Though I am writing here about feature-length films, most of The Rhythm Image is devoted to music videos, which tend to present this configuration of time in a particularly concentrated form. In 2022, FKA twigs released nine short music videos, all directed by Aidan Zamiri, for tracks from her mixtape Caprisongs. In “honda,” twigs seems to glide down a motorway, only a few feet above the ground. The editing is extremely rapid, with cuts nearly every second, matching the beats of the song. We see twigs from various angles, together with vertiginous whip pans of the landscape streaming by.

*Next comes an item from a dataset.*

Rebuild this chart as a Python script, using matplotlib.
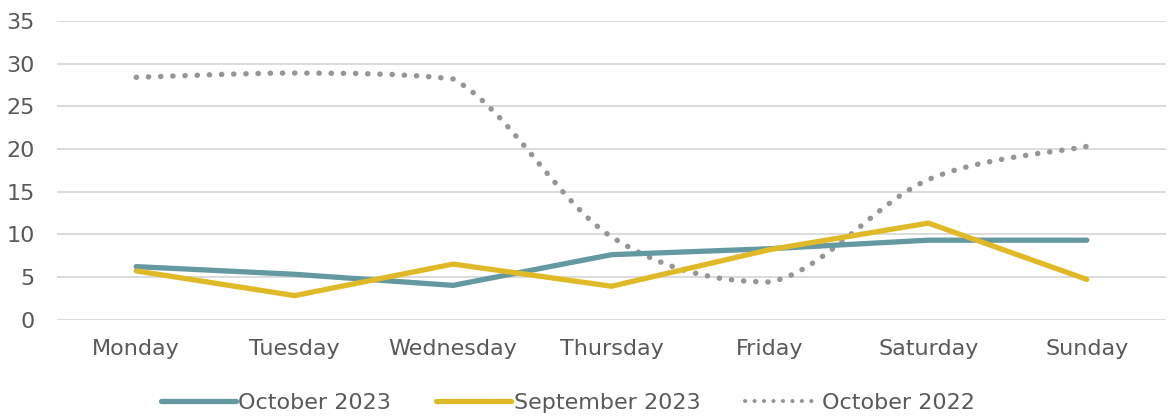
import numpy as np
import matplotlib
matplotlib.use("Agg")
import matplotlib.pyplot as plt
from matplotlib.path import Path
from matplotlib.patches import PathPatch
from matplotlib.lines import Line2D

plt.rcParams['font.family'] = ['DejaVu Sans']

days = ["Monday", "Tuesday", "Wednesday", "Thursday", "Friday", "Saturday", "Sunday"]
oct_2023 = [6.2, 5.3, 4.0, 7.6, 8.3, 9.3, 9.3]
sep_2023 = [5.7, 2.8, 6.5, 3.9, 8.2, 11.3, 4.7]
oct_2022 = [28.4, 28.9, 28.2, 9.7, 4.4, 16.4, 20.3]

teal = "#6599A1"
gold = "#E0B928"
grey = "#969696"
text_col = "#595959"

fig = plt.figure(figsize=(11.71, 4.18), dpi=100)
ax = fig.add_axes([57 / 1171, 98.5 / 418, 1109 / 1171, 298.5 / 418])

x = np.arange(len(days))
ax.plot(x, oct_2023, color=teal, lw=3.8, solid_capstyle='round', solid_joinstyle='miter', zorder=3)
ax.plot(x, sep_2023, color=gold, lw=3.8, solid_capstyle='round', solid_joinstyle='miter', zorder=4)


# smoothed line: catmull-rom bezier, control points kept inside each segment's y range
def smooth_path(xs, ys, t=1 / 6):
    pts = np.column_stack([xs, ys]).astype(float)
    n = len(pts)
    verts = [tuple(pts[0])]
    codes = [Path.MOVETO]
    for i in range(n - 1):
        p0 = pts[i - 1] if i > 0 else pts[i]
        p1, p2 = pts[i], pts[i + 1]
        p3 = pts[i + 2] if i + 2 < n else pts[i + 1]
        c1 = p1 + (p2 - p0) * t
        c2 = p2 - (p3 - p1) * t
        lo, hi = min(p1[1], p2[1]), max(p1[1], p2[1])
        c1[1] = np.clip(c1[1], lo, hi)
        c2[1] = np.clip(c2[1], lo, hi)
        verts += [tuple(c1), tuple(c2), tuple(p2)]
        codes += [Path.CURVE4] * 3
    return Path(verts, codes)


patch = PathPatch(smooth_path(x, oct_2022), fill=False, edgecolor=grey, lw=3.9,
                  linestyle=(0, (0.05, 2.2)), capstyle='round', zorder=2)
ax.add_patch(patch)

ax.set_xlim(-0.5, len(days) - 0.5)
ax.set_ylim(0, 35)
ax.set_yticks(np.arange(0, 36, 5))
ax.set_xticks(x)
ax.set_xticklabels(days)
ax.grid(axis='y', color="#D9D9D9", lw=1.3)
ax.set_axisbelow(True)
for s in ax.spines.values():
    s.set_visible(False)
ax.tick_params(axis='both', length=0, labelsize=16, colors=text_col)
ax.tick_params(axis='y', pad=16)
ax.tick_params(axis='x', pad=14)

handles = [
    Line2D([], [], color=teal, lw=3.8, solid_capstyle='round'),
    Line2D([], [], color=gold, lw=3.8, solid_capstyle='round'),
    Line2D([], [], color=grey, lw=2.9, linestyle=(0, (0.05, 2.3)), dash_capstyle='round'),
]
fig.legend(handles, ["October 2023", "September 2023", "October 2022"],
           loc='center', bbox_to_anchor=(0.485, 0.036), ncol=3, frameon=False,
           fontsize=16, labelcolor=text_col, handlelength=3.4, handletextpad=0.1,
           columnspacing=2.0)

fig.savefig("out.png", dpi=100)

Shots are held a bit longer during the song’s chorus, as twigs raises her upper body, head high, arms spread out, exulting in the breeze and the Sun. The video is 82 seconds long; it only contains an abridged version of the song. As twigs herself describes the video, “it’s like a hole punch of your favorite scenes from a music video, nothing more, nothing less.”[iv] There’s no burst of action, no pause of duration, but only an ecstatic pulsation. It’s a heightened and enhanced vibratory moment of zooming down the highway; by the time we realize what is happening, it is already over.

 

NOTES

[i] Steven Shaviro, The Rhythm Image: Music Videos and New Audiovisual Forms (Bloomsbury Academic 2022).

[ii] Gilles Deleuze, Cinema 1: The Movement Image, trans. Hugh Tomlinson and Barbra Habberjam (University of Minnesota Press, 1986), and Cinema 2: The Time Image, trans. Hugh Tomlinson and Robert Galeta (University of Minnesota Press, 1989).

[iii] David Bordwell, “Intensified Continuity: Visual Style in Contemporary American Film”. Film Quarterly, Vol. 55, No. 3 (Spring 2002), pp. 16-28.